Exactly the lines from the one that contains "Convert this chart to D3.js code." to the one that contains "const height = 832;", both lines included, should be copied, and no others.

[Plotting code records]
*****

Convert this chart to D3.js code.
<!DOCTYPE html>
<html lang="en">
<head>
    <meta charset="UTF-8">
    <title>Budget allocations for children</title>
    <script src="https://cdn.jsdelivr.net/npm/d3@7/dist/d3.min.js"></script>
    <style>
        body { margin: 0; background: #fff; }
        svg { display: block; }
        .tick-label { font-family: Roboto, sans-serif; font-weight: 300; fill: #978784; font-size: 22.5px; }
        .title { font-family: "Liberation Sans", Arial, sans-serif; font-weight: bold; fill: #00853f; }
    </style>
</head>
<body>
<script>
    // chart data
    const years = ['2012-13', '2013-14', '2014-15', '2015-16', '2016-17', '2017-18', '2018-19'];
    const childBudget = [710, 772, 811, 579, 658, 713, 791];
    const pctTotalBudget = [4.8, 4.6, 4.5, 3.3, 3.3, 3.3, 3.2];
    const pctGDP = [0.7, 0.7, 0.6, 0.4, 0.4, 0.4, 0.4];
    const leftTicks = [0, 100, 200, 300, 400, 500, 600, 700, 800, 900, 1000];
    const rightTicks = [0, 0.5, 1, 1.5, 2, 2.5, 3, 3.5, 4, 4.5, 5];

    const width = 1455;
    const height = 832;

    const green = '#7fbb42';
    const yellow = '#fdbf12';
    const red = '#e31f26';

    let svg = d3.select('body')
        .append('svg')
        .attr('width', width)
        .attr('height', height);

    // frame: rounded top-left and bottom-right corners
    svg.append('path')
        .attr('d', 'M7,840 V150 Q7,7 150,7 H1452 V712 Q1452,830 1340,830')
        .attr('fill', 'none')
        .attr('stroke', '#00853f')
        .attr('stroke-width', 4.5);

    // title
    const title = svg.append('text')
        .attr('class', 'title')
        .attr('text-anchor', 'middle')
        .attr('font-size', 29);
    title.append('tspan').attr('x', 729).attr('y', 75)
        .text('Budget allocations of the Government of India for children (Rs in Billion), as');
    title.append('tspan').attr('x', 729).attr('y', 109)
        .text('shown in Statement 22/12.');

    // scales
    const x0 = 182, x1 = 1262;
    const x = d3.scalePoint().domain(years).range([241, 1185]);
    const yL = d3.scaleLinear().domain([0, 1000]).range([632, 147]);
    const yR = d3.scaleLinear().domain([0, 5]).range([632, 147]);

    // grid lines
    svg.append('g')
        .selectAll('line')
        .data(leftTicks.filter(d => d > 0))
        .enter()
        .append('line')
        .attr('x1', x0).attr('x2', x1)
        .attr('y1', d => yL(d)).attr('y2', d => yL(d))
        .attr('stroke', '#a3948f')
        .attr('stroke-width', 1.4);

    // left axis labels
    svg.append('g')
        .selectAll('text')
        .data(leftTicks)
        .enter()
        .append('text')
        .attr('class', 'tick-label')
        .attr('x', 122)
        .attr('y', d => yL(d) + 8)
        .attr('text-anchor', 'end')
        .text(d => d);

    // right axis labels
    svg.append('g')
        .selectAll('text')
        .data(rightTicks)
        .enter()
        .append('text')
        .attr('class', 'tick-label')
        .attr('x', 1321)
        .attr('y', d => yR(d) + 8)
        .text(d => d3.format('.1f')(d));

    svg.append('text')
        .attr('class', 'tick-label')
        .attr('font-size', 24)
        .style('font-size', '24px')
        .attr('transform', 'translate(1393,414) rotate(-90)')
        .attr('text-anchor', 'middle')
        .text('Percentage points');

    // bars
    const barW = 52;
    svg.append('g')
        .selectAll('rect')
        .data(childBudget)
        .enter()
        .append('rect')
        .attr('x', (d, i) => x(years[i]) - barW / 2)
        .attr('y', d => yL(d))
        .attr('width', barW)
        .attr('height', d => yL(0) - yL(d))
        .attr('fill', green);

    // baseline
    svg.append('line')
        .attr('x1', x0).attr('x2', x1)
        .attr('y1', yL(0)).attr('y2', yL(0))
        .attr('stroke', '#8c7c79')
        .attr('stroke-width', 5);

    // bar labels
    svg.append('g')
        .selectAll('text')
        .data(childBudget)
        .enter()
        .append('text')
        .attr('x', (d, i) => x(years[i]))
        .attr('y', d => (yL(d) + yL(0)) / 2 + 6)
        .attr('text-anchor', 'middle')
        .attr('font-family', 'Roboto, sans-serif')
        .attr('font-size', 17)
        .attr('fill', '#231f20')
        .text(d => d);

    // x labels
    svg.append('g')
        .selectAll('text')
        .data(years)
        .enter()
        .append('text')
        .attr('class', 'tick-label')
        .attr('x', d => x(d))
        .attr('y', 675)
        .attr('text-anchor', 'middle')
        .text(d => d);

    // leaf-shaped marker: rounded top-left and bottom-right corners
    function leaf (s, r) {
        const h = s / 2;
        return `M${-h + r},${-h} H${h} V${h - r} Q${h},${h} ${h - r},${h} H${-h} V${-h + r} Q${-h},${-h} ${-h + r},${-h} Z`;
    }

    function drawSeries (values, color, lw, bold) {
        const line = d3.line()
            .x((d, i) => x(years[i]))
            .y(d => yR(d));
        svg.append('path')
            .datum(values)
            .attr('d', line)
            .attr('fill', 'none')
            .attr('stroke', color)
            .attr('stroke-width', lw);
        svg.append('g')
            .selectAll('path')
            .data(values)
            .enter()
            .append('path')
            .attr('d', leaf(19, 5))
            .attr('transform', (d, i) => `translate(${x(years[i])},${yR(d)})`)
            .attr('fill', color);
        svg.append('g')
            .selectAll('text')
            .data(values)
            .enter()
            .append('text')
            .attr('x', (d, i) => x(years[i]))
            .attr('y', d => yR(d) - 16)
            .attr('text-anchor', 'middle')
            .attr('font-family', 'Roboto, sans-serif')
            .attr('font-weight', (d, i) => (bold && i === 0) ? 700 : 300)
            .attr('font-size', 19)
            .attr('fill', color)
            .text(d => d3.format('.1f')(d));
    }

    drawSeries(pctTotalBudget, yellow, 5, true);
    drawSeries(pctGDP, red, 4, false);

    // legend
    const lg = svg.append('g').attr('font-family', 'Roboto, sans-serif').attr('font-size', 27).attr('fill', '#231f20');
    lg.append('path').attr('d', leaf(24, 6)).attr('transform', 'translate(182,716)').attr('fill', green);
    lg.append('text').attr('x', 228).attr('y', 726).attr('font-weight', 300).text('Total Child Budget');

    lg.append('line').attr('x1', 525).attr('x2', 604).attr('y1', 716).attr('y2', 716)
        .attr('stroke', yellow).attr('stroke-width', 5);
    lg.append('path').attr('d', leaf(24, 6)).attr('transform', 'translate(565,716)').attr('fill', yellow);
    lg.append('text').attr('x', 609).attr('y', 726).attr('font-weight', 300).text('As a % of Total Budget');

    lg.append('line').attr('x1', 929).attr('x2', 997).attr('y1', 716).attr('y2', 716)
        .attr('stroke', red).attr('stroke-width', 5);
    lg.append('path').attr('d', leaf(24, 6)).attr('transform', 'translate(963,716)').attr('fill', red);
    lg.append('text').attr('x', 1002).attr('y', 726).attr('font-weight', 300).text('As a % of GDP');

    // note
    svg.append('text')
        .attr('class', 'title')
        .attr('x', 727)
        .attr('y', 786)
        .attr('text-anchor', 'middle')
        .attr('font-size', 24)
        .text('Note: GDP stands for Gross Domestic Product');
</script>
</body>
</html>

*****

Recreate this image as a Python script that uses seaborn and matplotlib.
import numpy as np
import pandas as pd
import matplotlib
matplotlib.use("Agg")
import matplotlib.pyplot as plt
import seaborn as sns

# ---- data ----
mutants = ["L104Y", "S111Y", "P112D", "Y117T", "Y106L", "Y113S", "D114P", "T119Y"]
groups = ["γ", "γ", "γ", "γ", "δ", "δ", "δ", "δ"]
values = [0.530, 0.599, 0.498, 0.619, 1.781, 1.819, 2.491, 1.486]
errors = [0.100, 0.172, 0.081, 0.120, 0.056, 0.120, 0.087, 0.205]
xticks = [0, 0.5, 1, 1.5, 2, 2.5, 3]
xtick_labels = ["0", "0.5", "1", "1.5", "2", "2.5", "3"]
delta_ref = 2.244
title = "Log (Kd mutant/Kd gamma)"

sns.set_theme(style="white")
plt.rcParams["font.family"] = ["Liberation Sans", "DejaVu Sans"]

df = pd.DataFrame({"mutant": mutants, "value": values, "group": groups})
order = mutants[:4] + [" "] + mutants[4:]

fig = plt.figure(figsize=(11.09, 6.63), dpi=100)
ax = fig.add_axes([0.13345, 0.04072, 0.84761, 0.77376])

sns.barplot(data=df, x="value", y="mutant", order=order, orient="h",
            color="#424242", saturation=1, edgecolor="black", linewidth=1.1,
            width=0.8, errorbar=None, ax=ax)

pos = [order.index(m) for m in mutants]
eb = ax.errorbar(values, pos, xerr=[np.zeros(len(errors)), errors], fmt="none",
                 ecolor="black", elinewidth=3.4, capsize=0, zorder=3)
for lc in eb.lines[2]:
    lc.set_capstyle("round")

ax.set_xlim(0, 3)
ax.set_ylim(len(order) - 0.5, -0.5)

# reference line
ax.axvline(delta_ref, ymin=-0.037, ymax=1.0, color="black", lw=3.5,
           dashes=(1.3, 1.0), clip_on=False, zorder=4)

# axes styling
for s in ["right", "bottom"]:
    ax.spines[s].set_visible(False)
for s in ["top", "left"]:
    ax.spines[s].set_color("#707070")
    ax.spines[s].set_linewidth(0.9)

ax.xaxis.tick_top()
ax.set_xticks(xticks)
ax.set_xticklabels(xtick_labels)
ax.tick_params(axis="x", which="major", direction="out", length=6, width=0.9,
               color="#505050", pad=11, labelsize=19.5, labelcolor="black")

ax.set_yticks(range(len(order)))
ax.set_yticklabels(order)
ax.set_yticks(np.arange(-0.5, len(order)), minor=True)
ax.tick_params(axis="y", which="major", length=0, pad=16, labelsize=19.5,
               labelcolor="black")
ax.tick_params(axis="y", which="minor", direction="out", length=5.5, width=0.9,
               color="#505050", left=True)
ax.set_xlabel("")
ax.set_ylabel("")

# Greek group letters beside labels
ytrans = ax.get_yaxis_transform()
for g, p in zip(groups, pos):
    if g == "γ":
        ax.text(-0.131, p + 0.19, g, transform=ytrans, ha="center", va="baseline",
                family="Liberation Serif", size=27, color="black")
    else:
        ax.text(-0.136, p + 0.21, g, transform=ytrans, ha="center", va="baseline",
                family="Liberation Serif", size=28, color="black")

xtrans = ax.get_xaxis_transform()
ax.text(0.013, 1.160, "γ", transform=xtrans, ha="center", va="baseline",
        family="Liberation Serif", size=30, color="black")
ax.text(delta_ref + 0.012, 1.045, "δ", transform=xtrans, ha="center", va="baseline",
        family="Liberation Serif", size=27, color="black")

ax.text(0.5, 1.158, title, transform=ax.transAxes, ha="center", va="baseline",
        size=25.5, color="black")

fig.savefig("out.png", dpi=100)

*****

*Answer:*
Convert this chart to D3.js code.
<!DOCTYPE html>
<html lang="en">
<head>
    <meta charset="UTF-8">
    <title>Budget allocations for children</title>
    <script src="https://cdn.jsdelivr.net/npm/d3@7/dist/d3.min.js"></script>
    <style>
        body { margin: 0; background: #fff; }
        svg { display: block; }
        .tick-label { font-family: Roboto, sans-serif; font-weight: 300; fill: #978784; font-size: 22.5px; }
        .title { font-family: "Liberation Sans", Arial, sans-serif; font-weight: bold; fill: #00853f; }
    </style>
</head>
<body>
<script>
    // chart data
    const years = ['2012-13', '2013-14', '2014-15', '2015-16', '2016-17', '2017-18', '2018-19'];
    const childBudget = [710, 772, 811, 579, 658, 713, 791];
    const pctTotalBudget = [4.8, 4.6, 4.5, 3.3, 3.3, 3.3, 3.2];
    const pctGDP = [0.7, 0.7, 0.6, 0.4, 0.4, 0.4, 0.4];
    const leftTicks = [0, 100, 200, 300, 400, 500, 600, 700, 800, 900, 1000];
    const rightTicks = [0, 0.5, 1, 1.5, 2, 2.5, 3, 3.5, 4, 4.5, 5];

    const width = 1455;
    const height = 832;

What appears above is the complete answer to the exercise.